A rotina faz parte das famílias. É muito usual ouvirmos dizer que devemos fugir dela, mas não é fácil. Somos seres de hábitos, precisamos de hábitos e os hábitos criam-se. A rotina não tem de ser uma coisa necessariamente má. Uma forma de ganhar a este bicho assustador de 7 cabeças é dar valor aos pequenos momentos que ela nos oferece, por mais simples e imperfeitos que estes sejam. Muitas vezes, são essas imperfeições que tornam esses momentos mais saborosos.
Já lhe aconteceu fazer planos para ir ao restaurante do costume mas este estar cheio, obrigando-o a procurar uma alternativa que acaba por se revelar muito melhor? Foi um azar que se transformou em sorte. Uma imperfeição que tornou aquele momento, aquela refeição tão simples, muito mais saborosa… literalmente! E quando os pequeninos entram na missão (impossível) de comer um chocolate ou um gelado pela primeira vez sozinhos e a mãe olha aterrorizada e já só consegue pensar como vai tirar aquela nódoa da camisola. É um momento tão simples que nada tem de perfeito, mas que despoleta um sorriso de orelha a orelha e que vai deixar, de certeza, uma boa recordação. Tanto como aquele dia em que o mini chef lá de casa se aventurou na cozinha para surpreender o pai com um bolo de aniversário e este acaba a soprar as velas numa bolacha que havia lá por casa. O ideal seria o pai ter um bolo enorme, perfeito e cheio de sabor, mas saboroso ficou esse momento imperfeito pelos erros perfeitamente naturais de uma criança.

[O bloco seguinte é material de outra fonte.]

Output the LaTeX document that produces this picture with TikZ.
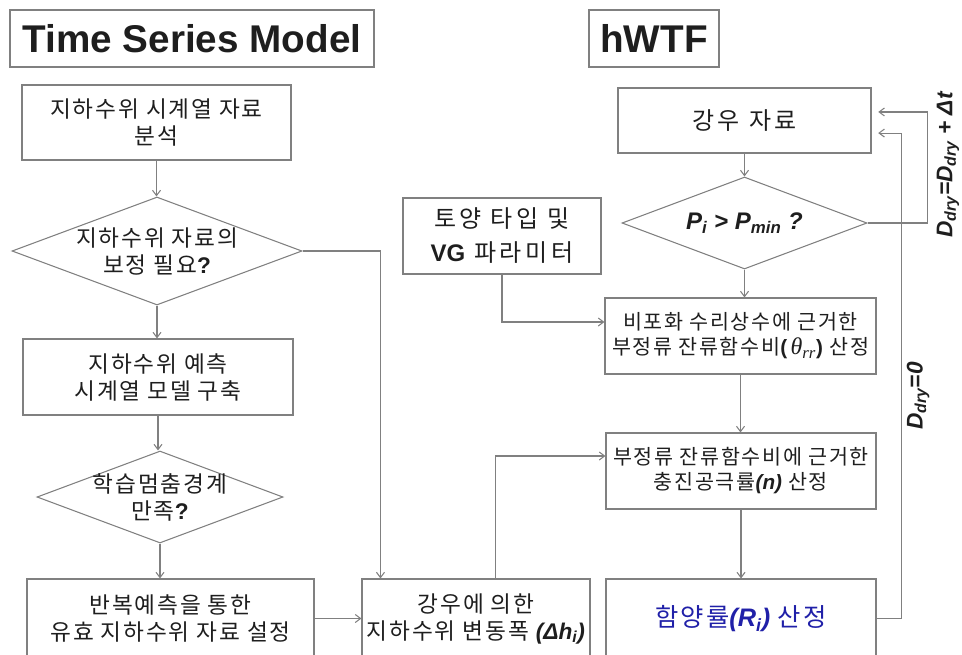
\documentclass[tikz,border=0pt]{standalone}
\usepackage{fontspec}
\setmainfont{Liberation Sans}
\newfontfamily\hangul{Noto Sans CJK KR}
\newfontfamily\greekserif{Liberation Serif}
\usetikzlibrary{shapes.geometric, arrows.meta}

\definecolor{linegray}{RGB}{128,128,128}
\definecolor{textblk}{RGB}{30,30,30}
\definecolor{rechblue}{RGB}{32,32,168}

\newcommand{\bitxt}[1]{{\fontspec{Liberation Sans}\bfseries\itshape #1}}

\tikzset{
  box/.style={draw=linegray, line width=0.8pt, align=center, inner sep=0pt, text=textblk},
  titlebox/.style={box, font=\bfseries\fontsize{29}{34}\selectfont},
  decision/.style={box, shape=diamond, aspect=2.7, inner sep=-5pt},
  arr/.style={draw=linegray, line width=0.8pt, -{Straight Barb[length=4pt,width=6pt]}},
  korL/.style={font=\hangul\addfontfeature{LetterSpace=8}\fontsize{17}{20.25}\selectfont},
  korR/.style={font=\hangul\addfontfeature{LetterSpace=8}\fontsize{15.5}{18.75}\selectfont},
  korB/.style={font=\hangul\addfontfeature{LetterSpace=15}\fontsize{18}{25.5}\selectfont},
  lbl/.style={font=\bfseries\itshape\fontsize{17}{20}\selectfont, rotate=90, inner sep=0pt, text=textblk}
}

\begin{document}
\begin{tikzpicture}[x=0.75pt, y=-0.75pt]
  \useasboundingbox (0,0) rectangle (962,654);

  % titles
  \node[titlebox, minimum width=273pt, minimum height=42.75pt] (tsm) at (192,38.5) {Time Series Model};
  \node[titlebox, minimum width=97.5pt, minimum height=42.75pt] (hwtf) at (654,38.5) {hWTF};

  % time series model column
  \node[box, korL, minimum width=201.75pt, minimum height=56.25pt] (ana) at (156.5,122.5) {지하수위 시계열 자료\\분석};
  \node[decision, korL, minimum width=217.5pt, minimum height=81pt] (corr) at (157,251) {지하수위 자료의\\보정 필요{\fontspec{Liberation Sans}\bfseries ?}};
  \node[box, korL, minimum width=202.5pt, minimum height=57pt] (model) at (158,377) {지하수위 예측\\시계열 모델 구축};
  \node[decision, korL, minimum width=184.5pt, minimum height=69pt] (stop) at (160,497) {학습멈춤경계\\만족{\fontspec{Liberation Sans}\bfseries ?}};
  \node[box, korL, minimum width=215.25pt, minimum height=59.25pt] (valid) at (170.5,618.5) {반복예측을 통한\\유효 지하수위 자료 설정};
  \node[box, korL, minimum width=171pt, minimum height=59.25pt] (dh) at (476,618.5) {강우에 의한\\지하수위 변동폭 \bitxt{(Δh\textsubscript{i})}};

  % hWTF column
  \node[box, korB, minimum width=189.75pt, minimum height=48.75pt] (rain) at (744.5,120.5) {강우 자료};
  \node[decision, minimum width=183.75pt, minimum height=69pt, font=\bfseries\itshape\fontsize{18}{22}\selectfont] (pdec) at (744.5,223) {P\textsubscript{i} > P\textsubscript{min} ?};
  \node[box, korB, minimum width=148.5pt, minimum height=57pt] (soil) at (502,236) {토양 타입 및\\{\fontspec{Liberation Sans}\bfseries VG} 파라미터};
  \node[box, korR, minimum width=203.25pt, minimum height=57pt] (theta) at (740.5,336) {비포화 수리상수에 근거한\\부정류 잔류함수비{\fontspec{Liberation Sans}\bfseries(\,}{\greekserif\itshape\fontsize{18}{18}\selectfont θ\textsubscript{rr}}{\fontspec{Liberation Sans}\bfseries)} 산정};
  \node[box, korR, minimum width=202.5pt, minimum height=57pt] (nbox) at (741,471) {부정류 잔류함수비에 근거한\\충진공극률\bitxt{(n)} 산정};
  \node[box, minimum width=202.5pt, minimum height=59.25pt, text=rechblue, font=\hangul\addfontfeature{LetterSpace=8}\fontsize{19}{23}\selectfont] (rbox) at (741,618.5) {함양률\bitxt{(R\textsubscript{i})} 산정};

  % loop labels
  \node[lbl] (lbldt) at (948,165) {D\textsubscript{dry}=D\textsubscript{dry} + Δt};
  \node[lbl] (lblzero) at (918,396) {D\textsubscript{dry}=0};

  % connectors
  \draw[arr] (ana.south) -- (ana.south |- corr.north);
  \draw[arr] (corr.south) -- (corr.south |- model.north);
  \draw[arr] (model.south) -- (model.south |- stop.north);
  \draw[arr] (stop.south) -- (stop.south |- valid.north);
  \draw[arr] (corr.east) -| ([xshift=14.25pt]dh.north west);
  \draw[arr] (valid.east) -- (dh.west);
  \draw[arr] ([xshift=100.5pt]dh.north west) |- ([yshift=11.25pt]nbox.west);
  \draw[arr] (soil.south) |- ([yshift=10.5pt]theta.west);
  \draw[arr] (rain.south) -- (rain.south |- pdec.north);
  \draw[arr] (pdec.south) -- (pdec.south |- theta.north);
  \draw[arr] (theta.south) -- (theta.south |- nbox.north);
  \draw[arr] (nbox.south) -- (nbox.south |- rbox.north);
  \draw[arr, shorten >=5pt] (pdec.east) -- ++(60,0) |- ([yshift=6.4pt]rain.east);
  \draw[arr, shorten >=5pt] (rbox.east) -- ++(25,0) |- ([yshift=-9.4pt]rain.east);
\end{tikzpicture}
\end{document}
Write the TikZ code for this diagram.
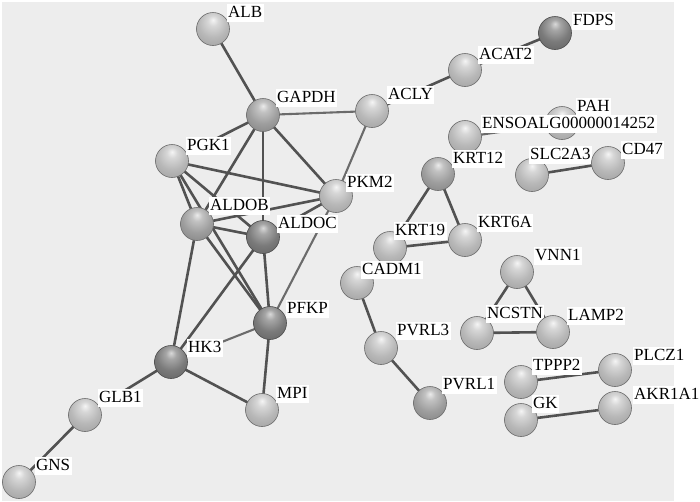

E os jantares de domingo, de aniversário, de Natal, de Páscoa ou de outra qualquer boa ocasião em que a família se reúne? Recheados desses momentos! O avô que adormece a meio da refeição e os netos decidem fazer-lhe uma partida, o tio que conta aquelas anedotas constrangedoras que não têm graça nenhuma mas que deixam a família toda a rir, ou até mesmo a tia que tem uma gargalhada tão mas tão irritante que acaba por ser engraçada. O próprio stress dos anfitriões para ter tudo perfeito nestes jantares pode tornar-se um motivo de riso: um tacho a cair, um copo a partir-se, um ingrediente que falta, são tudo pormenores muito pouco relevantes quando estamos juntos mas são essas imperfeições que fizeram desses momentos em família mais saborosos.
E é muito isto. Estes momentos “saborosamente” imperfeitos são muito isto. E sabemos que foi ‘saboroso’ quando ainda nos recordamos deles passados vários anos e não conseguimos conter um sorriso genuíno. Aí percebemos que um momento em família imperfeito pode ter mais sabor do que uma situação em que correu tudo na perfeição. As famílias perfeitas não existem, a perfeição não existe. E se existisse, tinha piada?